Beyond an online warehouse, you might open a physical shop or set up a weekend pop-up — and suddenly the places where you hold inventory multiply. This is where many merchants stumble on one question: can I treat store stock the same way I treat warehouse stock?
The short answer is no. Retail shops and pop-ups are locations with a different character from warehouses, so it pays to model and run them a little differently. In this article we walk gently through how to separate stores and pop-ups from warehouses, and how to get along with sheet syncing and POS.
Why retail and pop-ups deserve their own location
In Shopify, a location is simply a place that stocks, sells, or ships inventory. A warehouse, a shop, and a pop-up can each be registered as its own location. Because inventory is tracked per location, the same product can sit as ten in the warehouse and three in the shop, separately.
So why not just lump the store in with the warehouse? The reason is simple: the way stock moves, and how fast, is completely different between the two. Warehouse stock mostly drops as online orders ship out. Store stock drops the instant a customer picks something up and takes it to the till. Merge two kinds of movement into one number and you instantly lose sight of how much is where.
- Warehouse: stock falls as online orders are fulfilled, and tends to move in batches
- Retail shop: stock falls one unit at a time at the counter, and POS updates it on the spot
- Pop-up: you carry in stock for a limited run, then pack up when it ends
POS movements and how they relate to sheet sync
The thing to watch with a physical shop is Shopify POS, the register app. When one item sells at the counter, POS automatically subtracts one from that store location. That is wonderfully convenient — but it calls for care when you use a sheet as your source of truth and sync from it.

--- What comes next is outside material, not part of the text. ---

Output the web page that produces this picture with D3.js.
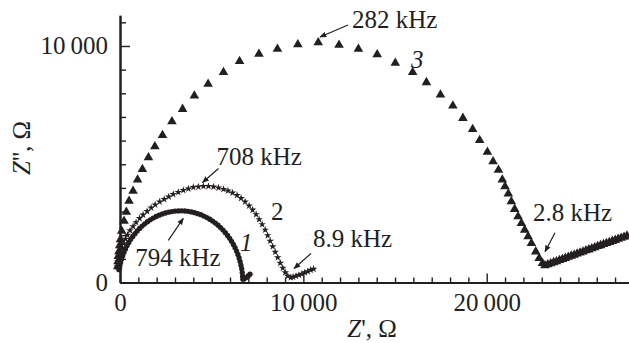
<!DOCTYPE html>
<html>
<head>
<meta charset="utf-8">
<script src="https://cdn.jsdelivr.net/npm/d3@7"></script>
<style>
  body { margin: 0; background: #fff; }
  svg { display: block; }
  text { font-family: "Liberation Serif", "Times New Roman", serif; fill: #231f20; }
</style>
</head>
<body>
<div id="chart"></div>
<script>
// curve 1 (circles), Z' and Z'' in ohm
var curve1Re = [-60, -40, -12, 33, 84, 148, 220, 298, 386, 481, 583, 696, 815, 937, 1070, 1206, 1348, 1498, 1651, 1811, 1971, 2137, 2307, 2477, 2651, 2827, 3004, 3181, 3358, 3538, 3715, 3892, 4065, 4238, 4408, 4575, 4738, 4895, 5051, 5201, 5347, 5486, 5619, 5745, 5867, 5979, 6085, 6183, 6275, 6357, 6431, 6496, 6550, 6598, 6639, 6666, 6686, 6700, 6760, 6880, 6990, 7090];
var curve1Im = [540, 610, 682, 836, 988, 1136, 1282, 1421, 1560, 1694, 1824, 1948, 2066, 2179, 2288, 2388, 2482, 2569, 2651, 2724, 2791, 2848, 2897, 2939, 2975, 3000, 3018, 3027, 3030, 3024, 3009, 2985, 2951, 2912, 2866, 2809, 2745, 2675, 2597, 2512, 2421, 2321, 2215, 2106, 1988, 1866, 1739, 1606, 1470, 1327, 1185, 1036, 885, 733, 579, 421, 264, 140, 150, 210, 280, 350];

// curve 2 (stars)
var curve2Re = [-137, -110, -55, 0, 82, 192, 301, 411, 548, 712, 877, 1068, 1260, 1479, 1699, 1918, 2164, 2411, 2658, 2904, 3178, 3452, 3726, 4000, 4274, 4548, 4822, 5096, 5370, 5644, 5890, 6137, 6384, 6603, 6822, 7041, 7233, 7425, 7589, 7753, 7918, 8055, 8192, 8329, 8466, 8603, 8740, 8877, 9014, 9151, 9315, 9440, 9600, 9760, 9920, 10080, 10240, 10400, 10560];
var curve2Im = [678, 890, 1102, 1271, 1462, 1653, 1843, 2013, 2203, 2373, 2542, 2712, 2860, 3008, 3157, 3284, 3411, 3517, 3623, 3729, 3814, 3898, 3962, 4025, 4047, 4068, 4068, 4047, 4004, 3941, 3877, 3792, 3686, 3559, 3411, 3242, 3072, 2881, 2669, 2458, 2225, 1992, 1758, 1525, 1292, 1059, 826, 614, 424, 275, 212, 233, 275, 318, 360, 424, 466, 530, 572];

// curve 3 (triangles)
var curve3Re = [-120, -110, -93, -55, -16, 27, 93, 219, 345, 493, 712, 959, 1222, 1551, 1901, 2318, 2833, 3414, 4055, 4805, 5644, 6521, 7578, 8586, 9699, 10811, 11945, 13003, 14027, 15014, 15962, 16712, 17479, 18153, 18701, 19233, 19616, 20038, 20345, 20641, 20850, 20997, 21178, 21342, 21523, 21709, 21890, 22071, 22257, 22438, 22674, 22860, 23041, 23178, 23330, 23490, 23650, 23810, 23970, 24130, 24290, 24450, 24610, 24770, 24930, 25090, 25250, 25410, 25570, 25730, 25890, 26050, 26210, 26370, 26530, 26690, 26850, 27010, 27170, 27330, 27490, 27650];
var curve3Im = [680, 890, 1114, 1314, 1568, 1822, 2174, 2597, 2979, 3445, 3869, 4343, 4788, 5284, 5750, 6229, 6809, 7331, 7894, 8390, 8886, 9352, 9661, 9873, 10064, 10148, 10042, 9873, 9640, 9280, 8886, 8462, 7936, 7470, 6949, 6483, 6017, 5521, 5114, 4758, 4343, 4059, 3750, 3424, 3102, 2788, 2508, 2225, 1941, 1661, 1305, 1025, 814, 720, 760, 800, 850, 890, 940, 985, 1030, 1075, 1125, 1165, 1215, 1255, 1300, 1350, 1390, 1440, 1480, 1530, 1570, 1615, 1660, 1705, 1750, 1790, 1840, 1880, 1925, 1970];

var xMajorTicks = [0, 10000, 20000],
    yMajorTicks = [0, 10000],
    curveNames = ["1", "2", "3"],
    freqLabels = ["794 kHz", "708 kHz", "282 kHz", "8.9 kHz", "2.8 kHz"],
    freqRe = [3452, 4500, 10908, 9490, 23180],
    freqIm = [2715, 4228, 10380, 592, 1302];

var
  WIDTH = 629,
  HEIGHT = 343,
  INK = "#231f20",
  FONT_SIZE = 25,

  svg = d3.select("#chart").append("svg")
    .attr("width", WIDTH)
    .attr("height", HEIGHT),

  x = d3.scaleLinear().domain([0, 27760]).range([120, 629]),
  y = d3.scaleLinear().domain([0, 11300]).range([282.5, 15.25]);

function groupDigits(v){
  var s = String(v);
  return s.length > 4 ? s.slice(0, -3) + "\u2009" + s.slice(-3) : s;
}

// where each frequency label's text and arrow tail sit, relative to the arrow tip
var labelLayout = [
  {tail: [-15, 22], text: [-48, 48]},
  {tail: [16, -14], text: [14, -18]},
  {tail: [28, -12], text: [32, -9]},
  {tail: [17, -15], text: [19, -21]},
  {tail: [10, -19], text: [-12, -31]}
];
var nameLayout = [
  {at: [240, 251], italic: true},
  {at: [271, 220], italic: false},
  {at: [411, 68], italic: true}
];

function drawAxes(){
  var xMinor = d3.range(1000, 27760, 1000).filter(function(v){ return xMajorTicks.indexOf(v) < 0; }),
      yMinor = d3.range(1000, 11300, 1000).filter(function(v){ return yMajorTicks.indexOf(v) < 0; });

  var gx = svg.append("g").attr("transform", "translate(0," + y(0) + ")");
  gx.call(d3.axisBottom(x).tickValues(xMinor).tickSize(-5).tickSizeOuter(0).tickFormat(""));
  gx.append("g").call(d3.axisBottom(x).tickValues(xMajorTicks).tickSize(-9).tickSizeOuter(0)
    .tickPadding(11).tickFormat(groupDigits));

  var gy = svg.append("g").attr("transform", "translate(" + x(0) + ",0)");
  gy.call(d3.axisLeft(y).tickValues(yMinor).tickSize(-6).tickSizeOuter(0).tickFormat(""));
  gy.append("g").call(d3.axisLeft(y).tickValues(yMajorTicks).tickSize(-10).tickSizeOuter(0)
    .tickPadding(12).tickFormat(groupDigits));

  svg.selectAll(".domain").attr("stroke", INK).attr("stroke-width", 2);
  svg.selectAll(".tick line").attr("stroke", INK).attr("stroke-width", 1.4);
  svg.selectAll(".tick text")
    .style("font-family", '"Liberation Serif", serif')
    .attr("font-size", FONT_SIZE)
    .attr("fill", INK);

  var xl = svg.append("text")
    .attr("x", 372).attr("y", 337)
    .attr("text-anchor", "middle")
    .attr("font-size", FONT_SIZE);
  xl.append("tspan").attr("font-style", "italic").text("Z");
  xl.append("tspan").text("', \u03A9");

  var yl = svg.append("text")
    .attr("transform", "translate(30,148) rotate(-90)")
    .attr("text-anchor", "middle")
    .attr("font-size", FONT_SIZE);
  yl.append("tspan").attr("font-style", "italic").text("Z");
  yl.append("tspan").text("'', \u03A9");
}

function drawCurve(re, im, symbolType, size){
  var shape = d3.symbol().type(symbolType).size(size);
  svg.append("g").selectAll("path")
    .data(d3.zip(re, im))
    .enter().append("path")
    .attr("d", shape)
    .attr("fill", INK)
    .attr("transform", function(d){ return "translate(" + x(d[0]) + "," + y(d[1]) + ")"; });
}

function drawLabels(){
  var defs = svg.append("defs");
  defs.append("marker")
    .attr("id", "head")
    .attr("viewBox", "0 0 10 10")
    .attr("refX", 9).attr("refY", 5)
    .attr("markerWidth", 7).attr("markerHeight", 7)
    .attr("markerUnits", "userSpaceOnUse")
    .attr("orient", "auto")
    .append("path")
    .attr("d", "M0,1 L10,5 L0,9 Z")
    .attr("fill", INK);

  freqLabels.forEach(function(label, i){
    var tx = x(freqRe[i]), ty = y(freqIm[i]), lay = labelLayout[i];
    svg.append("line")
      .attr("x1", tx + lay.tail[0]).attr("y1", ty + lay.tail[1])
      .attr("x2", tx).attr("y2", ty)
      .attr("stroke", INK).attr("stroke-width", 1.2)
      .attr("marker-end", "url(#head)");
    svg.append("text")
      .attr("x", tx + lay.text[0]).attr("y", ty + lay.text[1])
      .attr("font-size", FONT_SIZE)
      .text(label);
  });

  curveNames.forEach(function(name, i){
    svg.append("text")
      .attr("x", nameLayout[i].at[0]).attr("y", nameLayout[i].at[1])
      .attr("font-size", FONT_SIZE)
      .attr("font-style", nameLayout[i].italic ? "italic" : "normal")
      .text(name);
  });
}

drawAxes();
drawCurve(curve3Re, curve3Im, d3.symbolTriangle, 40);
drawCurve(curve2Re, curve2Im, d3.symbolStar, 18);
drawCurve(curve1Re, curve1Im, d3.symbolCircle, 22);
drawLabels();
</script>
</body>
</html>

If your sheet says the store has five units and you overwrite the store location with that figure, you risk wiping out the sales POS has been racking up in real time. Your sheet might update only a few times a day, while POS moves by the second. That gap in update speed is the single most important thing to grasp when managing store stock from a sheet.
Should store stock be managed in the sheet or excluded?

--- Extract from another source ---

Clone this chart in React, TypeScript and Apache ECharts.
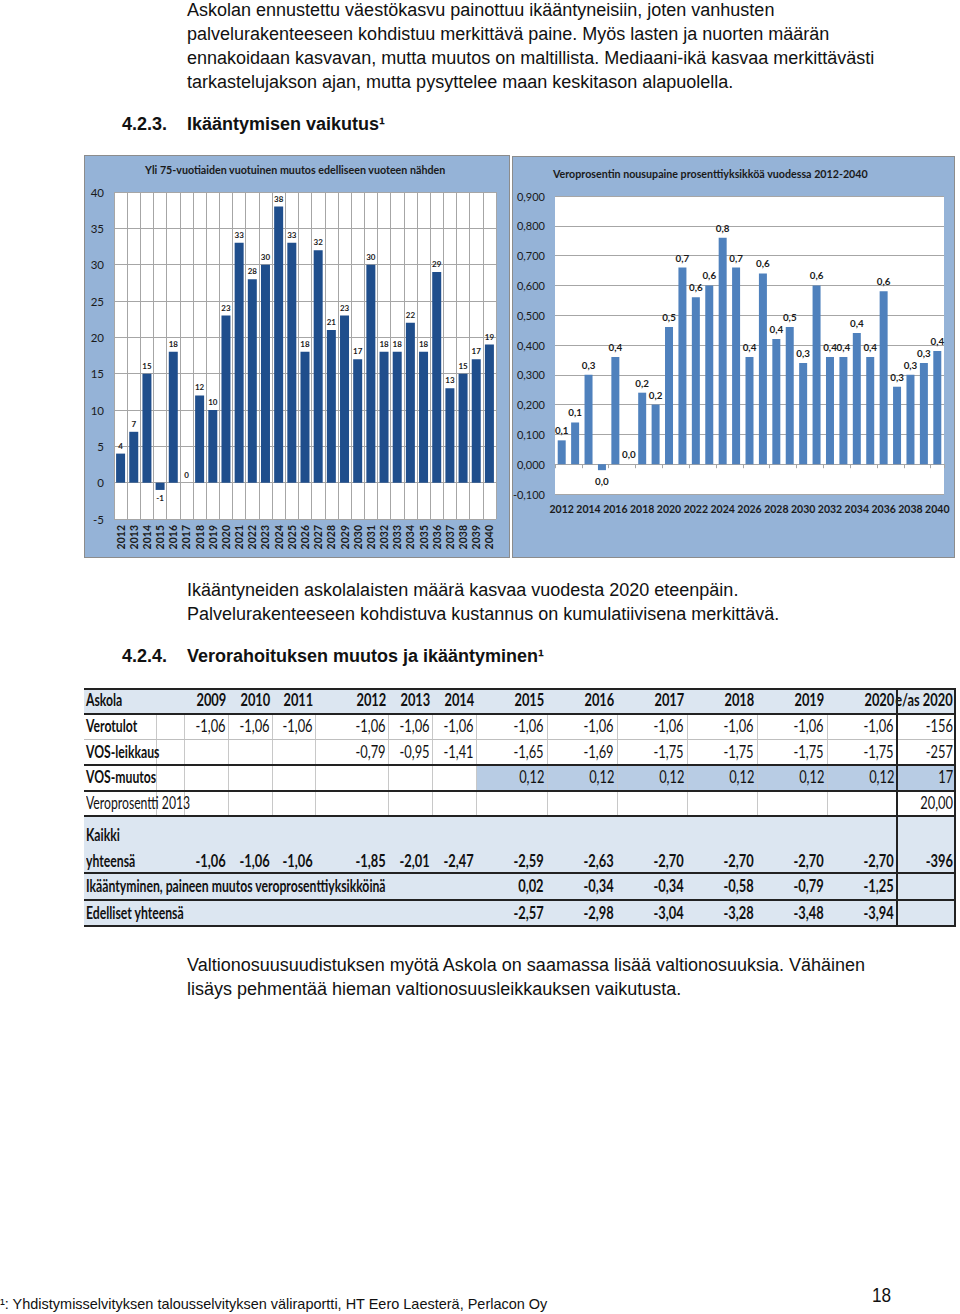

Here is where many people hesitate: should store stock live in the sheet too, or be left out of the sync entirely? A rough guide:
- 01Shops with frequent POS sales are safest left out of sheet sync, with the count left to POS
- 02Shops that POS rarely touches — a display space or a restocking waypoint, say — can be managed by number in the sheet with little risk of drift
- 03When in doubt, start by syncing only your warehouse locations from the sheet, and run stores manually or via POS
In other words, leave places that people move in real time to that system (POS), and keep only the places where you decide the numbers in your sheet. Drawing the line that way avoids collisions. Our app, Sync Master, supports multiple locations (multi-warehouse) and lets you choose which locations to write to, so it is easy to design a setup that syncs only warehouses and leaves stores out.
Modeling a temporary location for a limited-run pop-up
For weekend markets or one-off event stalls, the idea of a temporary location really helps. Create a dedicated location, and move into it only the stock you plan to carry along. Do this and pop-up sales stay cleanly separate from your online stock, which prevents double-selling.

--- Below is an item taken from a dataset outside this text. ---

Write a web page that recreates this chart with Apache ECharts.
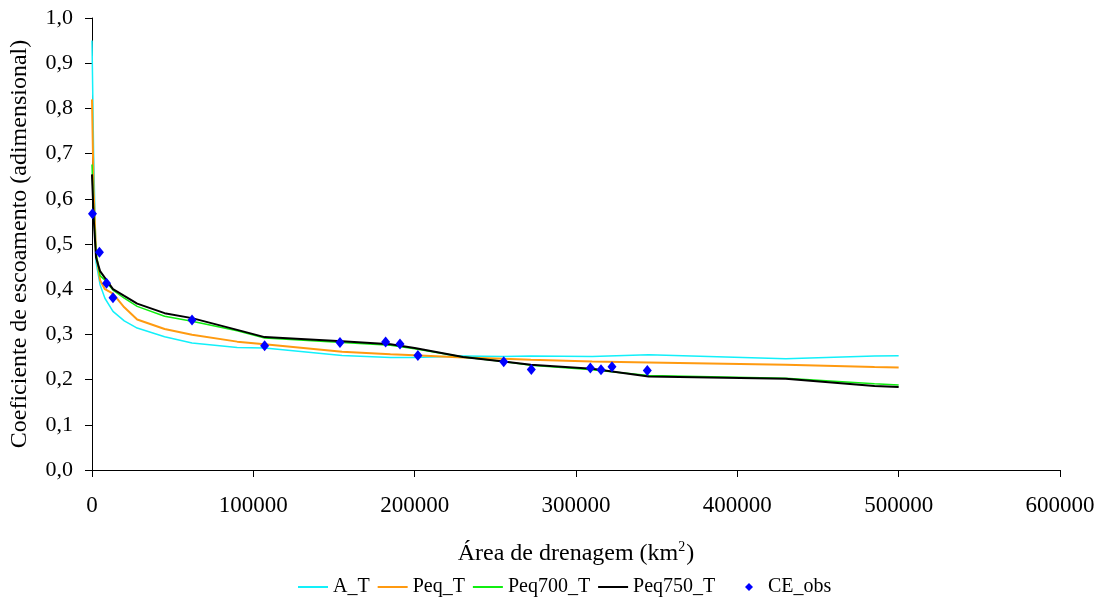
<!DOCTYPE html>
<html>
<head>
<meta charset="utf-8">
<script src="https://cdn.jsdelivr.net/npm/echarts@6/dist/echarts.min.js"></script>
<style>html,body{margin:0;padding:0;background:#fff}#c{width:1104px;height:599px}</style>
</head>
<body>
<div id="c"></div>
<script>
var xArea = [0, 1000, 2500, 5000, 8000, 13000, 20000, 28000, 45000, 62000, 90000, 107000, 155000, 185000, 200000, 230000, 255000, 272000, 310000, 345000, 430000, 485000, 500000];
var A_T =      [0.95, 0.70, 0.46, 0.41, 0.38, 0.351, 0.33, 0.314, 0.295, 0.281, 0.271, 0.270, 0.2535, 0.249, 0.249, 0.252, 0.251, 0.252, 0.251, 0.255, 0.246, 0.252, 0.253];
var Peq_T =    [0.82, 0.62, 0.48, 0.42, 0.40, 0.39, 0.36, 0.333, 0.312, 0.299, 0.284, 0.278, 0.2615, 0.256, 0.254, 0.249, 0.246, 0.244, 0.240, 0.238, 0.233, 0.228, 0.227];
var Peq700_T = [0.676, 0.57, 0.48, 0.43, 0.42, 0.398, 0.38, 0.362, 0.34, 0.329, 0.308, 0.292, 0.282, 0.276, 0.268, 0.250, 0.240, 0.232, 0.222, 0.209, 0.203, 0.191, 0.188];
var Peq750_T = [0.654, 0.56, 0.47, 0.44, 0.425, 0.40, 0.385, 0.368, 0.347, 0.336, 0.31, 0.294, 0.285, 0.278, 0.270, 0.250, 0.240, 0.233, 0.224, 0.207, 0.202, 0.186, 0.1835];
var obsArea = [300, 4600, 9000, 13000, 62000, 107000, 153700, 182000, 190900, 202000, 255200, 272300, 308900, 315500, 322300, 344200];
var CE_obs =  [0.567, 0.482, 0.413, 0.381, 0.332, 0.275, 0.282, 0.283, 0.279, 0.2535, 0.2396, 0.2226, 0.2255, 0.222, 0.2285, 0.2204];
var yTicks = ['0,0','0,1','0,2','0,3','0,4','0,5','0,6','0,7','0,8','0,9','1,0'];

function pairs(xs, ys){ return xs.map(function(x,i){ return [x, ys[i]]; }); }
var font = '"Liberation Serif", "Times New Roman", serif';
var chart = echarts.init(document.getElementById('c'));
function lineSeries(name, ys, color, w){
  return { name: name, type: 'line', data: pairs(xArea, ys), symbol: 'none', showSymbol: false,
    lineStyle: { color: color, width: w }, itemStyle: { color: color }, z: 2 };
}
chart.setOption({
  animation: false,
  textStyle: { fontFamily: font, color: '#000' },
  grid: { left: 92, right: 44, top: 18, bottom: 129 },
  legend: [
    { data: ['A_T','Peq_T','Peq700_T','Peq750_T'], icon: 'rect', left: 293, top: 572, itemWidth: 30, itemHeight: 2, itemGap: 8,
      textStyle: { fontFamily: font, fontSize: 20, color: '#000' } },
    { data: ['CE_obs'], left: 740, top: 572, itemWidth: 8, itemHeight: 8,
      textStyle: { fontFamily: font, fontSize: 20, color: '#000', padding: [0,0,0,10] } }
  ],
  xAxis: {
    type: 'value', min: 0, max: 600000, interval: 100000,
    name: '{n|Área de drenagem (km}{s|2}{n|)}', nameLocation: 'middle', nameGap: 70,
    nameTextStyle: { rich: {
      n: { fontFamily: font, fontSize: 24, color: '#000', lineHeight: 26, verticalAlign: 'bottom' },
      s: { fontFamily: font, fontSize: 14, color: '#000', lineHeight: 26, verticalAlign: 'top', padding: [0,1,12,0] } } },
    axisLine: { lineStyle: { color: '#000', width: 1 } },
    axisTick: { show: true, inside: false, length: 7, lineStyle: { color: '#000' } },
    axisLabel: { fontFamily: font, fontSize: 23, color: '#000', margin: 24,
      formatter: function(v){ return String(v); } },
    splitLine: { show: false }
  },
  yAxis: {
    type: 'value', min: 0, max: 1, interval: 0.1,
    name: 'Coeficiente de escoamento (adimensional)', nameLocation: 'middle', nameGap: 60,
    nameTextStyle: { fontFamily: font, fontSize: 24, color: '#000' },
    axisLine: { show: true, lineStyle: { color: '#000', width: 1 } },
    axisTick: { show: true, inside: false, length: 7, lineStyle: { color: '#000' } },
    axisLabel: { fontFamily: font, fontSize: 22, color: '#000', margin: 19,
      formatter: function(v){ return yTicks[Math.round(v*10)]; } },
    splitLine: { show: false }
  },
  series: [
    lineSeries('A_T', A_T, '#12F0FA', 1.5),
    lineSeries('Peq_T', Peq_T, '#FF9A10', 2),
    lineSeries('Peq700_T', Peq700_T, '#10EE10', 1.5),
    lineSeries('Peq750_T', Peq750_T, '#000000', 2),
    { name: 'CE_obs', type: 'scatter', data: pairs(obsArea, CE_obs), symbol: 'diamond', symbolSize: [9, 11],
      itemStyle: { color: '#0000FF', opacity: 1 }, z: 5 }
  ]
});
</script>
</body>
</html>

When the pop-up ends, return any leftovers to the warehouse location and deactivate the temporary one. Deactivating rather than deleting keeps the past inventory history, which makes it easy to reuse the next time you set up at the same spot. If you manage things in a sheet, you can simply add a pop-up column for the run and remove it afterward.
Removing stores from your online sales locations
Another important point is whether a location’s stock should be sellable online at all. If you accidentally include retail or pop-up stock in your online store’s available count, an item that only exists at the counter can sell online — and then you cannot ship it.
To prevent this, remove stores and pop-ups from the locations your Online Store sales channel draws stock from. Shopify lets you manage which locations’ inventory each sales channel can see, so you can keep shop-floor stock off the web. Make warehouses your only online-facing locations and you avoid the accident of those three store units being snatched up by a web order.
Dividing stocktakes when stores and warehouses mix
Last comes the stocktake. With warehouses and stores mixed together, both the counting method and who does it will change. Warehouses are easy to count in one go, while store stock shifts little by little during opening hours — so the trick is to count when sales have stopped, such as after closing.
We recommend splitting stocktake duty by location, with each person responsible only for the real count at their own location. The warehouse lead tidies the warehouse columns in the sheet; shop staff reconcile the store’s POS stock after closing. Make the roles clear and no one wonders which number to fix, and drift surfaces sooner. The more mixed your setup, the more deciding up front which mechanism governs each location pays off over the long run.
Retail shops and pop-ups are locations that simply move differently from warehouses. Separate the places you leave to POS from the ones you hold in your sheet, and make the online-publishing scope and stocktake ownership clear — get that separation right and your inventory stays easy to read no matter how many stores and warehouses you add.